◆ **Exercise inputs**:
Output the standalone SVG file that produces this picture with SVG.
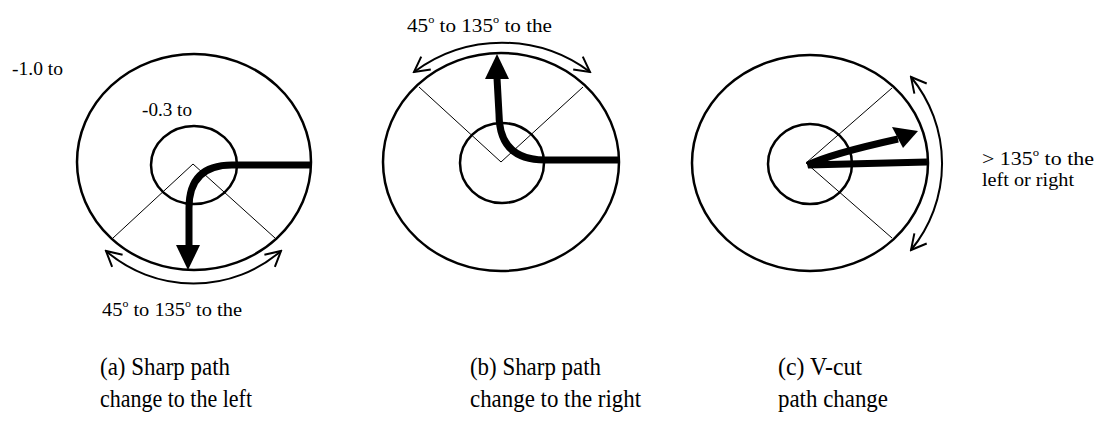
<svg xmlns="http://www.w3.org/2000/svg" width="1097" height="421" viewBox="0 0 1097 421">
<style>
.ring{fill:none;stroke:#000;stroke-width:2.5}
.wedge{fill:none;stroke:#000;stroke-width:1}
.thick{fill:none;stroke:#000;stroke-width:7;stroke-linejoin:miter}
.head{fill:#000;stroke:none}
.range{fill:none;stroke:#000;stroke-width:2;marker-start:url(#open);marker-end:url(#open)}
text{font-family:"Liberation Serif","Times New Roman",serif;fill:#000}
.lbl{font-size:19px}
.cap{font-size:25px}
.sup{font-size:11px}
</style>
<defs>
<marker id="open" viewBox="-17 -10 19 20" markerWidth="19" markerHeight="20" refX="0" refY="0" orient="auto-start-reverse" markerUnits="userSpaceOnUse">
<polyline points="-15,-8 0,0 -15,8" fill="none" stroke="#000" stroke-width="2"/>
</marker>
</defs>
<g id="diagram-a">
<ellipse class="ring" cx="194" cy="162" rx="117" ry="108"/>
<ellipse class="ring" cx="194" cy="165" rx="43" ry="39"/>
<polyline class="wedge" points="113,238 193,164 275,238"/>
<path class="thick" d="M311,165 L232,165 Q189,165 189,208 L189,247"/>
<polygon class="head" points="176,245 200,245 188,270"/>
<path class="range" d="M106,251 A134,134 0 0 0 281,251"/>
<text class="lbl" x="12" y="75" textLength="51" lengthAdjust="spacingAndGlyphs">-1.0 to</text>
<text class="lbl" x="142" y="116" textLength="50" lengthAdjust="spacingAndGlyphs">-0.3 to</text>
<text class="lbl" x="102" y="316" textLength="140" lengthAdjust="spacingAndGlyphs">45<tspan class="sup" dy="-9">o</tspan><tspan dy="9"> to 135</tspan><tspan class="sup" dy="-9">o</tspan><tspan dy="9"> to the</tspan></text>
</g>
<g id="diagram-b">
<ellipse class="ring" cx="501" cy="162" rx="118" ry="109"/>
<ellipse class="ring" cx="502" cy="163" rx="42" ry="40"/>
<polyline class="wedge" points="419,87 501,162 583,87"/>
<path class="thick" d="M619,160 L545,160 Q499,160 499,114 L497,78"/>
<polygon class="head" points="485,79 509,79 497,54"/>
<path class="range" d="M414,72 A147,147 0 0 1 590,72"/>
<text class="lbl" x="407" y="32" textLength="145" lengthAdjust="spacingAndGlyphs">45<tspan class="sup" dy="-9">o</tspan><tspan dy="9"> to 135</tspan><tspan class="sup" dy="-9">o</tspan><tspan dy="9"> to the</tspan></text>
</g>
<g id="diagram-c">
<ellipse class="ring" cx="810" cy="163" rx="118" ry="108"/>
<ellipse class="ring" cx="810" cy="164" rx="42" ry="40"/>
<polyline class="wedge" points="892,88 806,163 892,238"/>
<path class="thick" d="M927,162 L808,165 Q830,154 898,139"/>
<polygon class="head" points="892,127 903,148 918,131"/>
<path class="range" d="M911,77 A136,136 0 0 1 911,250"/>
<text class="lbl" x="982" y="165" textLength="112" lengthAdjust="spacingAndGlyphs">&gt; 135<tspan class="sup" dy="-9">o</tspan><tspan dy="9"> to the</tspan></text>
<text class="lbl" x="982" y="186" textLength="92" lengthAdjust="spacingAndGlyphs">left or right</text>
</g>
<g id="captions">
<text class="cap" x="100" y="375" textLength="130" lengthAdjust="spacingAndGlyphs">(a) Sharp path</text>
<text class="cap" x="100" y="407" textLength="152" lengthAdjust="spacingAndGlyphs">change to the left</text>
<text class="cap" x="470" y="375" textLength="131" lengthAdjust="spacingAndGlyphs">(b) Sharp path</text>
<text class="cap" x="470" y="407" textLength="171" lengthAdjust="spacingAndGlyphs">change to the right</text>
<text class="cap" x="778" y="375" textLength="84" lengthAdjust="spacingAndGlyphs">(c) V-cut</text>
<text class="cap" x="778" y="407" textLength="110" lengthAdjust="spacingAndGlyphs">path change</text>
</g>
</svg>
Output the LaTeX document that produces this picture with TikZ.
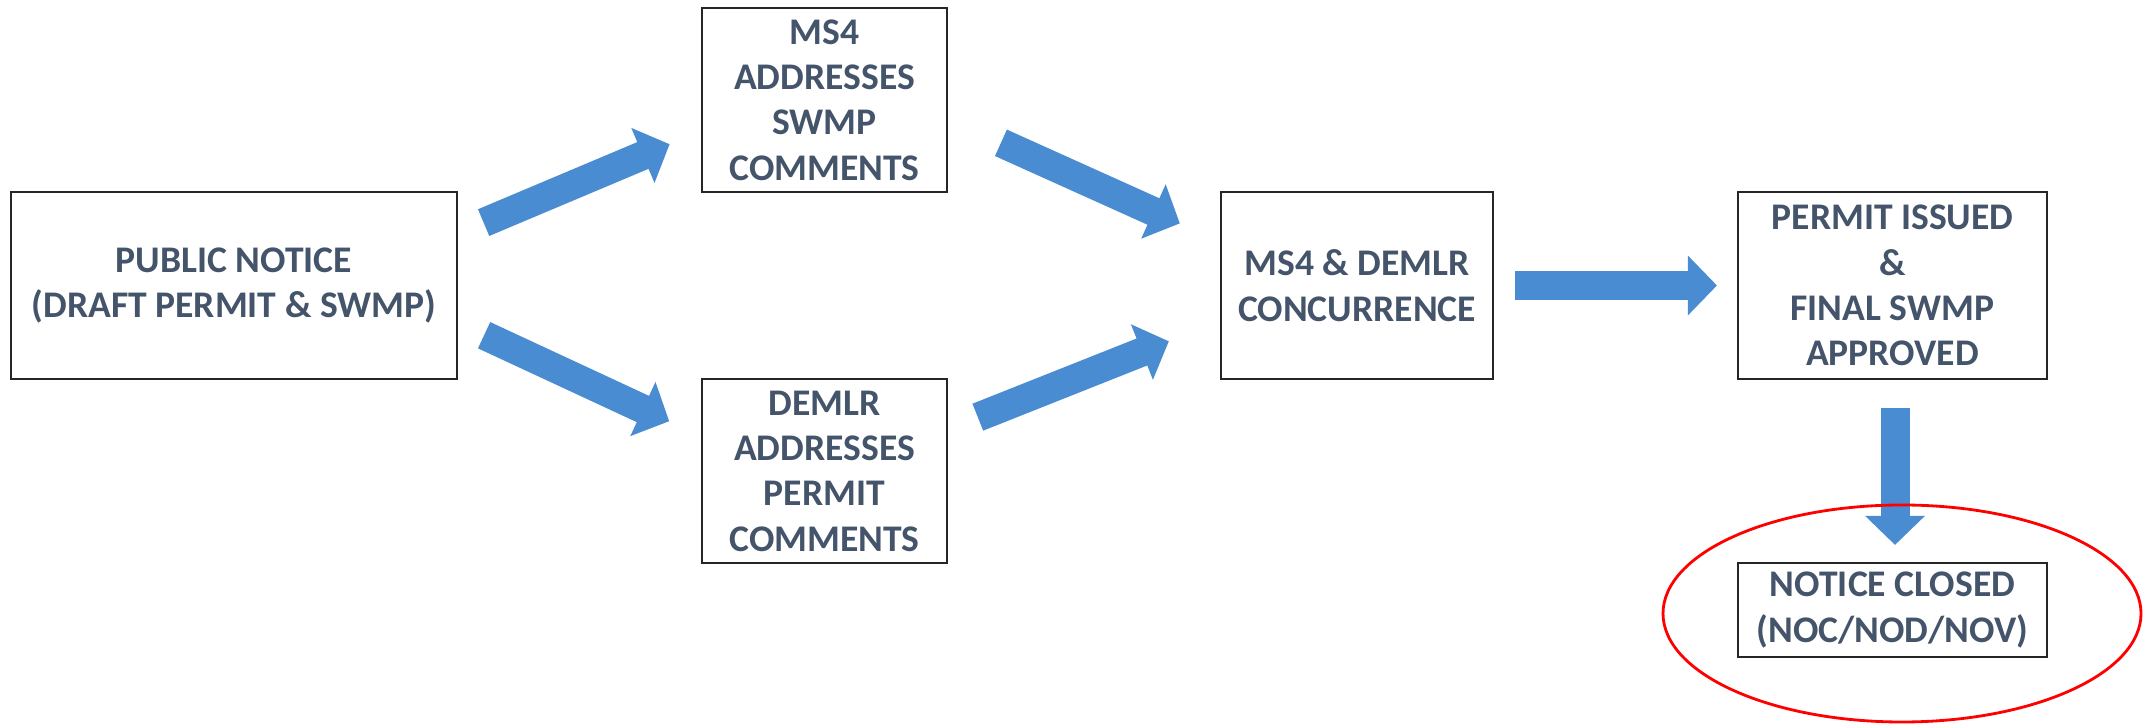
\documentclass[tikz,border=0pt]{standalone}
\usepackage{fontspec}
\setmainfont{Carlito}
\usetikzlibrary{arrows.meta}
\definecolor{flowblue}{HTML}{4A8CD2}
\definecolor{textslate}{HTML}{44546A}
\begin{document}
\begin{tikzpicture}[
    box/.style={draw=black!85,line width=0.6pt,align=center,inner sep=0pt,
      text=textslate,font=\bfseries\fontsize{10.7}{12.9}\selectfont},
    flow/.style={flowblue,line width=0.29cm,-{Triangle[width=0.58cm,length=0.29cm]}}]
  \useasboundingbox (0,0) rectangle (21.43,7.25);
  \node[box,minimum width=4.455cm,minimum height=1.87cm] (pub) at (2.34,4.395) {PUBLIC NOTICE\\(DRAFT PERMIT \& SWMP)};
  \node[box,minimum width=2.45cm,minimum height=1.84cm] (ms4) at (8.245,6.25) {MS4\\ADDRESSES\\SWMP\\COMMENTS};
  \node[box,minimum width=2.45cm,minimum height=1.84cm] (demlr) at (8.245,2.54) {DEMLR\\ADDRESSES\\PERMIT\\COMMENTS};
  \node[box,minimum width=2.72cm,minimum height=1.87cm] (conc) at (13.57,4.395) {MS4 \& DEMLR\\CONCURRENCE};
  \node[box,minimum width=3.09cm,minimum height=1.87cm] (issued) at (18.925,4.395) {PERMIT ISSUED\\\&\\FINAL SWMP\\APPROVED};
  \node[box,minimum width=3.09cm,minimum height=0.94cm] (closed) at (18.925,1.15) {NOTICE CLOSED\\(NOC/NOD/NOV)};
  \draw[flow,shorten <=2.8mm,shorten >=3.4mm] ([yshift=5.2mm]pub.east) -- ([yshift=-3.1mm]ms4.west);
  \draw[flow,shorten <=2.9mm,shorten >=3.5mm] ([yshift=-3.75mm]pub.east) -- ([yshift=3.5mm]demlr.west);
  \draw[flow,shorten <=5.8mm,shorten >=4.4mm] ([yshift=-1.9mm]ms4.east) -- ([yshift=4.4mm]conc.west);
  \draw[flow,shorten <=3.2mm,shorten >=5.5mm] ([yshift=4.2mm]demlr.east) -- ([yshift=-3.55mm]conc.west);
  \draw[flow,shorten <=2.1mm,shorten >=2mm] (conc) -- (issued);
  \draw[flow,shorten <=2.8mm,shorten >=1.7mm] ([xshift=0.25mm]issued.south) -- ([xshift=0.25mm]closed.north);
  \draw[red,line width=0.8pt] (19.02,1.115) ellipse [x radius=2.39cm,y radius=1.085cm];
\end{tikzpicture}
\end{document}
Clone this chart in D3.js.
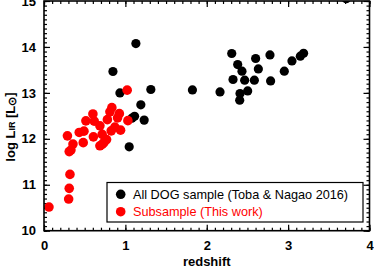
<!DOCTYPE html>
<html>
<head>
<meta charset="utf-8">
<script src="https://cdn.jsdelivr.net/npm/d3@7"></script>
<style>
  body { margin: 0; background: #fff; }
  svg { display: block; }
  .tick text { font-family: "Liberation Sans", Arial, sans-serif; }
</style>
</head>
<body>
<div id="chart"></div>
<script>
// All DOG sample (Toba & Nagao 2016): redshift, log L_IR
var allZ = [1.129, 0.847, 0.933, 1.313, 1.190, 1.113, 1.080, 1.231, 1.047,
    1.824, 2.163, 2.307, 2.380, 2.433, 2.323, 2.466, 2.585, 2.601, 2.634,
    2.777, 2.785, 2.409, 2.503, 2.405, 2.953, 3.047, 3.150, 3.190, 3.714];
var allL = [14.074, 13.465, 13.0, 13.074, 12.739, 12.49, 12.45, 12.407, 11.826,
    13.065, 13.02, 13.857, 13.617, 13.472, 13.291, 13.276, 13.276, 13.748, 13.522,
    13.826, 13.261, 12.987, 13.043, 12.841, 13.472, 13.696, 13.798, 13.863, 15.05];

// Subsample (This work)
var subZ = [1.022, 0.834, 0.810, 0.601, 0.926, 0.904, 0.515, 0.617, 0.779, 0.687,
    1.031, 0.871, 0.941, 0.491, 0.433, 0.607, 0.715, 0.769, 0.715, 0.687,
    0.288, 0.482, 0.356, 0.331, 0.310, 0.319, 0.310, 0.303, 0.061, 0.736, 0.826];
var subL = [13.059, 12.678, 12.587, 12.541, 12.548, 12.457, 12.391, 12.385, 12.417, 12.283,
    12.396, 12.254, 12.189, 12.167, 12.139, 12.043, 12.096, 11.983, 11.878, 11.848,
    12.065, 11.917, 11.885, 11.754, 11.722, 11.226, 10.922, 10.689, 10.515, 11.917, 12.174];

var xTicks = [0, 1, 2, 3, 4];
var yTicks = [10, 11, 12, 13, 14, 15];
var legendLabels = ["All DOG sample (Toba & Nagao 2016)", "Subsample (This work)"];
var legendColors = ["#000000", "#ff0000"];

var svgWidth = 374;
var svgHeight = 268;
var margin = { top: 1, right: 4.5, bottom: 37.3, left: 44 };
var width = svgWidth - margin.left - margin.right;
var height = svgHeight - margin.top - margin.bottom;
var font = "'Liberation Sans', Arial, sans-serif";

var svg = d3.select("#chart")
    .append("svg")
    .attr("width", svgWidth)
    .attr("height", svgHeight);

var chartGroup = svg.append("g")
    .attr("transform", `translate(${margin.left}, ${margin.top})`);

var x = d3.scaleLinear().domain([0, 4]).range([0, width]);
var y = d3.scaleLinear().domain([10, 15]).range([height, 0]);

var xMinor = d3.range(0, 40.5).map(d => d / 10);
var yMinor = d3.range(100, 150.5).map(d => d / 10);

function styleAxis(g) {
    g.select(".domain").remove();
    g.selectAll("line").attr("stroke", "#000").attr("stroke-width", 1.2);
}

// minor ticks on all four sides
chartGroup.append("g").attr("transform", `translate(0, ${height})`)
    .call(d3.axisTop(x).tickValues(xMinor).tickSize(3).tickFormat(""))
    .call(styleAxis);
chartGroup.append("g")
    .call(d3.axisBottom(x).tickValues(xMinor).tickSize(3).tickFormat(""))
    .call(styleAxis);
chartGroup.append("g")
    .call(d3.axisRight(y).tickValues(yMinor).tickSize(3).tickFormat(""))
    .call(styleAxis);
chartGroup.append("g").attr("transform", `translate(${width}, 0)`)
    .call(d3.axisLeft(y).tickValues(yMinor).tickSize(3).tickFormat(""))
    .call(styleAxis);

// major ticks
var xAxis = chartGroup.append("g").attr("transform", `translate(0, ${height})`)
    .call(d3.axisTop(x).tickValues(xTicks).tickSize(6).tickFormat(d3.format("d")))
    .call(styleAxis);
xAxis.selectAll("text")
    .attr("y", 10.5)
    .attr("dy", "0.71em")
    .attr("font-size", "13px")
    .attr("font-weight", "bold")
    .attr("fill", "#000");
chartGroup.append("g")
    .call(d3.axisBottom(x).tickValues(xTicks).tickSize(6).tickFormat(""))
    .call(styleAxis);

var yAxis = chartGroup.append("g")
    .call(d3.axisRight(y).tickValues(yTicks).tickSize(6).tickFormat(d3.format("d")))
    .call(styleAxis);
yAxis.selectAll("text")
    .attr("x", -8)
    .attr("text-anchor", "end")
    .attr("font-size", "13px")
    .attr("font-weight", "bold")
    .attr("fill", "#000");
chartGroup.append("g").attr("transform", `translate(${width}, 0)`)
    .call(d3.axisLeft(y).tickValues(yTicks).tickSize(6).tickFormat(""))
    .call(styleAxis);

// clip for points
chartGroup.append("clipPath").attr("id", "plotClip")
    .append("rect").attr("width", width).attr("height", height);

var allData = allZ.map((z, i) => ({ z: z, L: allL[i] }));
var subData = subZ.map((z, i) => ({ z: z, L: subL[i] }));

var pts = chartGroup.append("g").attr("clip-path", "url(#plotClip)");
pts.selectAll("circle.all")
    .data(allData)
    .enter()
    .append("circle")
    .attr("class", "all")
    .attr("cx", d => x(d.z))
    .attr("cy", d => y(d.L))
    .attr("r", 4.6)
    .attr("fill", legendColors[0]);
pts.selectAll("circle.sub")
    .data(subData)
    .enter()
    .append("circle")
    .attr("class", "sub")
    .attr("cx", d => x(d.z))
    .attr("cy", d => y(d.L))
    .attr("r", 4.8)
    .attr("fill", legendColors[1]);

// frame
chartGroup.append("rect")
    .attr("width", width)
    .attr("height", height)
    .attr("fill", "none")
    .attr("stroke", "#000")
    .attr("stroke-width", 1.6);

// legend
var legend = svg.append("g").attr("transform", "translate(107, 182.5)");
legend.append("rect")
    .attr("width", 256)
    .attr("height", 39.5)
    .attr("fill", "#fff")
    .attr("stroke", "#000")
    .attr("stroke-width", 1.2);
legendLabels.forEach(function(label, i) {
    legend.append("circle")
        .attr("cx", 13.7)
        .attr("cy", 11.8 + i * 17.4)
        .attr("r", 4.8)
        .attr("fill", legendColors[i]);
    legend.append("text")
        .attr("x", 26)
        .attr("y", 11.8 + i * 17.4)
        .attr("dy", "0.35em")
        .attr("font-family", font)
        .attr("font-size", "12.7px")
        .attr("fill", legendColors[i])
        .text(label);
});

// axis titles
svg.append("text")
    .attr("x", margin.left + width / 2)
    .attr("y", 261)
    .attr("dy", "0.35em")
    .attr("text-anchor", "middle")
    .attr("font-family", font)
    .attr("font-size", "13px")
    .attr("font-weight", "bold")
    .text("redshift");

var yTitle = svg.append("text")
    .attr("transform", "translate(10, 127) rotate(-90)")
    .attr("dy", "0.35em")
    .attr("text-anchor", "middle")
    .attr("font-family", font)
    .attr("font-size", "13px")
    .attr("font-weight", "bold");
yTitle.append("tspan").text("log L");
yTitle.append("tspan").attr("font-size", "9px").text("IR");
yTitle.append("tspan").text(" [L");
yTitle.append("tspan").attr("font-size", "11px").attr("dy", "0.15em").text("\u2299");
yTitle.append("tspan").attr("dy", "-0.15em").text("]");
</script>
</body>
</html>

◆ **What you will do**: Report only how many lines of the listing hold the word "Output".

◆ **Final result**: 2